*Requirement*.
Write the records below out in full, character for character, with no pictures.
## BEGIN Materials provided
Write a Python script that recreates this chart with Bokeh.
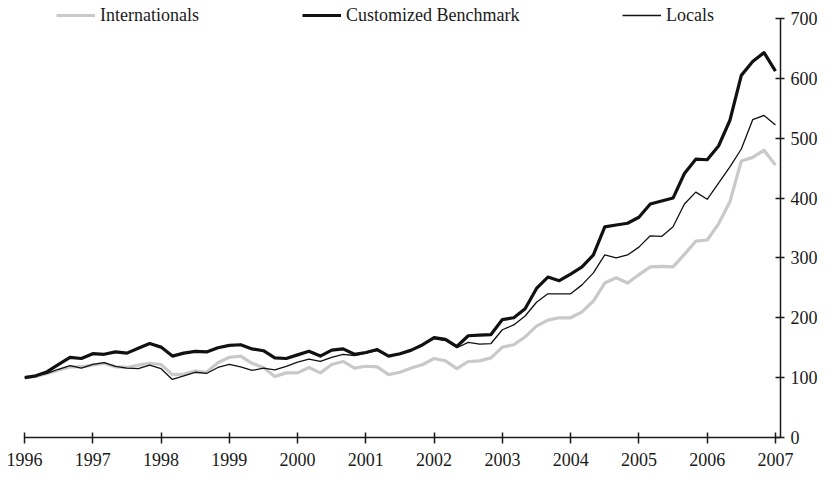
from bokeh.plotting import figure
from bokeh.models import Range1d, FixedTicker, Legend, LegendItem, ColumnDataSource
from bokeh.embed import file_html
from bokeh.resources import INLINE

# bi-monthly grid, 1996.0 .. 2007.0
years = [1996 + k / 6 for k in range(67)]

internationals = [
    100, 102, 107, 113, 118, 118, 121, 124, 118, 117, 121, 124,
    122, 105, 106, 111, 109, 125, 134, 136, 124, 117, 102, 108,
    108, 117, 108, 122, 127, 116, 119, 118, 105, 109, 116, 122,
    132, 128, 115, 127, 128, 133, 151, 155, 168, 186, 196, 200,
    200, 210, 228, 258, 267, 258, 272, 285, 286, 285, 306, 328,
    330, 357, 394, 462, 468, 480, 455,
]

benchmark = [
    100, 103, 110, 122, 134, 132, 140, 139, 143, 141, 149, 157,
    151, 136, 141, 144, 143, 150, 154, 155, 148, 145, 133, 132,
    138, 144, 136, 146, 148, 139, 142, 147, 136, 140, 146, 155,
    167, 164, 152, 170, 171, 172, 197, 200, 215, 249, 268, 262,
    273, 285, 305, 352, 355, 358, 368, 390, 395, 400, 441, 465,
    464, 487, 530, 605, 628, 643, 612,
]

locals_ = [
    100, 103, 107, 114, 120, 116, 122, 125, 119, 116, 115, 121,
    115, 97, 103, 109, 107, 117, 122, 118, 112, 116, 113, 119,
    126, 131, 127, 134, 139, 137, 141, 145, 136, 139, 145, 155,
    165, 162, 150, 159, 156, 157, 180, 188, 203, 226, 240, 240,
    240, 255, 275, 305, 300, 305, 318, 337, 336, 352, 390, 410,
    398, 425, 452, 482, 531, 538, 522,
]

x_ticks = list(range(1996, 2008))
y_ticks = [0, 100, 200, 300, 400, 500, 600, 700]
labels = ["Internationals", "Customized Benchmark", "Locals"]

src = ColumnDataSource(dict(x=years, i=internationals, b=benchmark, l=locals_))

FONT = "Liberation Serif"
TXT = "#1a1a1a"

p = figure(
    frame_width=756, frame_height=433,
    x_range=Range1d(1996, 2007.074), y_range=Range1d(0, 723.4),
    output_backend="svg", toolbar_location=None,
    y_axis_location="right",
    min_border_left=24, min_border_top=4, min_border_right=4, min_border_bottom=4,
)
p.outline_line_color = None
p.xgrid.visible = False
p.ygrid.visible = False
p.background_fill_color = "white"

r_i = p.line("x", "i", source=src, line_color="#c9c9c9", line_width=3.2, line_join="round")
r_l = p.line("x", "l", source=src, line_color="#111111", line_width=1.3, line_join="round")
r_b = p.line("x", "b", source=src, line_color="#111111", line_width=3.2, line_join="round")

for ax in (p.xaxis[0], p.yaxis[0]):
    ax.axis_line_color = "#1a1a1a"
    ax.axis_line_width = 1.5
    ax.major_tick_line_color = "#1a1a1a"
    ax.major_tick_line_width = 1.5
    ax.minor_tick_line_color = None
    ax.major_label_text_font = FONT
    ax.major_label_text_font_size = "18px"
    ax.major_label_text_color = TXT

p.xaxis[0].ticker = FixedTicker(ticks=x_ticks)
p.xaxis[0].major_tick_in = 5
p.xaxis[0].major_tick_out = 6
p.xaxis[0].major_label_standoff = 9

p.yaxis[0].ticker = FixedTicker(ticks=y_ticks)
p.yaxis[0].bounds = (0, 700)
p.yaxis[0].major_tick_in = 5
p.yaxis[0].major_tick_out = 4
p.yaxis[0].major_label_standoff = 6

positions = [32, 278, 598]
for lab, rend, xpos in zip(labels, [r_i, r_b, r_l], positions):
    lg = Legend(
        items=[LegendItem(label=lab, renderers=[rend])],
        location=(xpos, 411), orientation="horizontal",
        padding=0, margin=0, spacing=0,
        glyph_width=39, glyph_height=22, label_standoff=5, label_height=22,
        label_text_font=FONT, label_text_font_size="18px", label_text_color=TXT,
        border_line_color=None, background_fill_alpha=0,
    )
    p.add_layout(lg, "center")

open("out.html", "w").write(file_html(p, INLINE))
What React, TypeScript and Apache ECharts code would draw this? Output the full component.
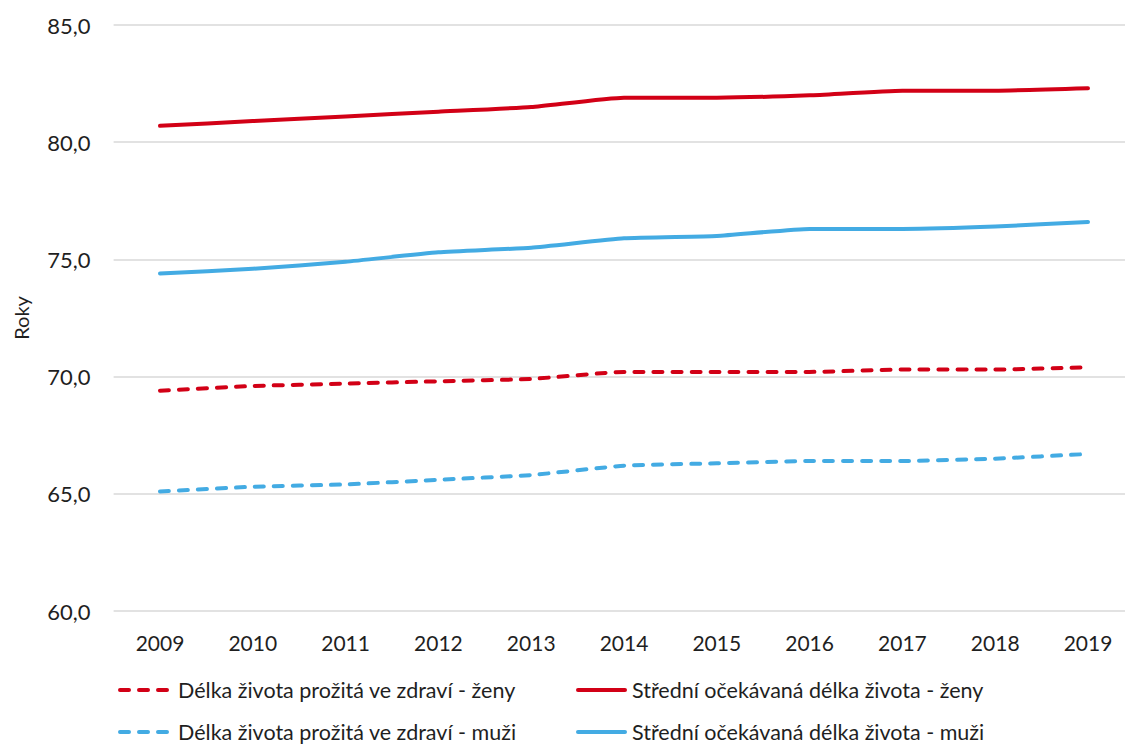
## END Materials provided
*Answer to the task*.
Write a Python script that recreates this chart with Bokeh.
from bokeh.plotting import figure
from bokeh.models import Range1d, FixedTicker, Legend, LegendItem, ColumnDataSource
from bokeh.embed import file_html
from bokeh.resources import INLINE

# bi-monthly grid, 1996.0 .. 2007.0
years = [1996 + k / 6 for k in range(67)]

internationals = [
    100, 102, 107, 113, 118, 118, 121, 124, 118, 117, 121, 124,
    122, 105, 106, 111, 109, 125, 134, 136, 124, 117, 102, 108,
    108, 117, 108, 122, 127, 116, 119, 118, 105, 109, 116, 122,
    132, 128, 115, 127, 128, 133, 151, 155, 168, 186, 196, 200,
    200, 210, 228, 258, 267, 258, 272, 285, 286, 285, 306, 328,
    330, 357, 394, 462, 468, 480, 455,
]

benchmark = [
    100, 103, 110, 122, 134, 132, 140, 139, 143, 141, 149, 157,
    151, 136, 141, 144, 143, 150, 154, 155, 148, 145, 133, 132,
    138, 144, 136, 146, 148, 139, 142, 147, 136, 140, 146, 155,
    167, 164, 152, 170, 171, 172, 197, 200, 215, 249, 268, 262,
    273, 285, 305, 352, 355, 358, 368, 390, 395, 400, 441, 465,
    464, 487, 530, 605, 628, 643, 612,
]

locals_ = [
    100, 103, 107, 114, 120, 116, 122, 125, 119, 116, 115, 121,
    115, 97, 103, 109, 107, 117, 122, 118, 112, 116, 113, 119,
    126, 131, 127, 134, 139, 137, 141, 145, 136, 139, 145, 155,
    165, 162, 150, 159, 156, 157, 180, 188, 203, 226, 240, 240,
    240, 255, 275, 305, 300, 305, 318, 337, 336, 352, 390, 410,
    398, 425, 452, 482, 531, 538, 522,
]

x_ticks = list(range(1996, 2008))
y_ticks = [0, 100, 200, 300, 400, 500, 600, 700]
labels = ["Internationals", "Customized Benchmark", "Locals"]

src = ColumnDataSource(dict(x=years, i=internationals, b=benchmark, l=locals_))

FONT = "Liberation Serif"
TXT = "#1a1a1a"

p = figure(
    frame_width=756, frame_height=433,
    x_range=Range1d(1996, 2007.074), y_range=Range1d(0, 723.4),
    output_backend="svg", toolbar_location=None,
    y_axis_location="right",
    min_border_left=24, min_border_top=4, min_border_right=4, min_border_bottom=4,
)
p.outline_line_color = None
p.xgrid.visible = False
p.ygrid.visible = False
p.background_fill_color = "white"

r_i = p.line("x", "i", source=src, line_color="#c9c9c9", line_width=3.2, line_join="round")
r_l = p.line("x", "l", source=src, line_color="#111111", line_width=1.3, line_join="round")
r_b = p.line("x", "b", source=src, line_color="#111111", line_width=3.2, line_join="round")

for ax in (p.xaxis[0], p.yaxis[0]):
    ax.axis_line_color = "#1a1a1a"
    ax.axis_line_width = 1.5
    ax.major_tick_line_color = "#1a1a1a"
    ax.major_tick_line_width = 1.5
    ax.minor_tick_line_color = None
    ax.major_label_text_font = FONT
    ax.major_label_text_font_size = "18px"
    ax.major_label_text_color = TXT

p.xaxis[0].ticker = FixedTicker(ticks=x_ticks)
p.xaxis[0].major_tick_in = 5
p.xaxis[0].major_tick_out = 6
p.xaxis[0].major_label_standoff = 9

p.yaxis[0].ticker = FixedTicker(ticks=y_ticks)
p.yaxis[0].bounds = (0, 700)
p.yaxis[0].major_tick_in = 5
p.yaxis[0].major_tick_out = 4
p.yaxis[0].major_label_standoff = 6

positions = [32, 278, 598]
for lab, rend, xpos in zip(labels, [r_i, r_b, r_l], positions):
    lg = Legend(
        items=[LegendItem(label=lab, renderers=[rend])],
        location=(xpos, 411), orientation="horizontal",
        padding=0, margin=0, spacing=0,
        glyph_width=39, glyph_height=22, label_standoff=5, label_height=22,
        label_text_font=FONT, label_text_font_size="18px", label_text_color=TXT,
        border_line_color=None, background_fill_alpha=0,
    )
    p.add_layout(lg, "center")

open("out.html", "w").write(file_html(p, INLINE))
What React, TypeScript and Apache ECharts code would draw this? Output the full component.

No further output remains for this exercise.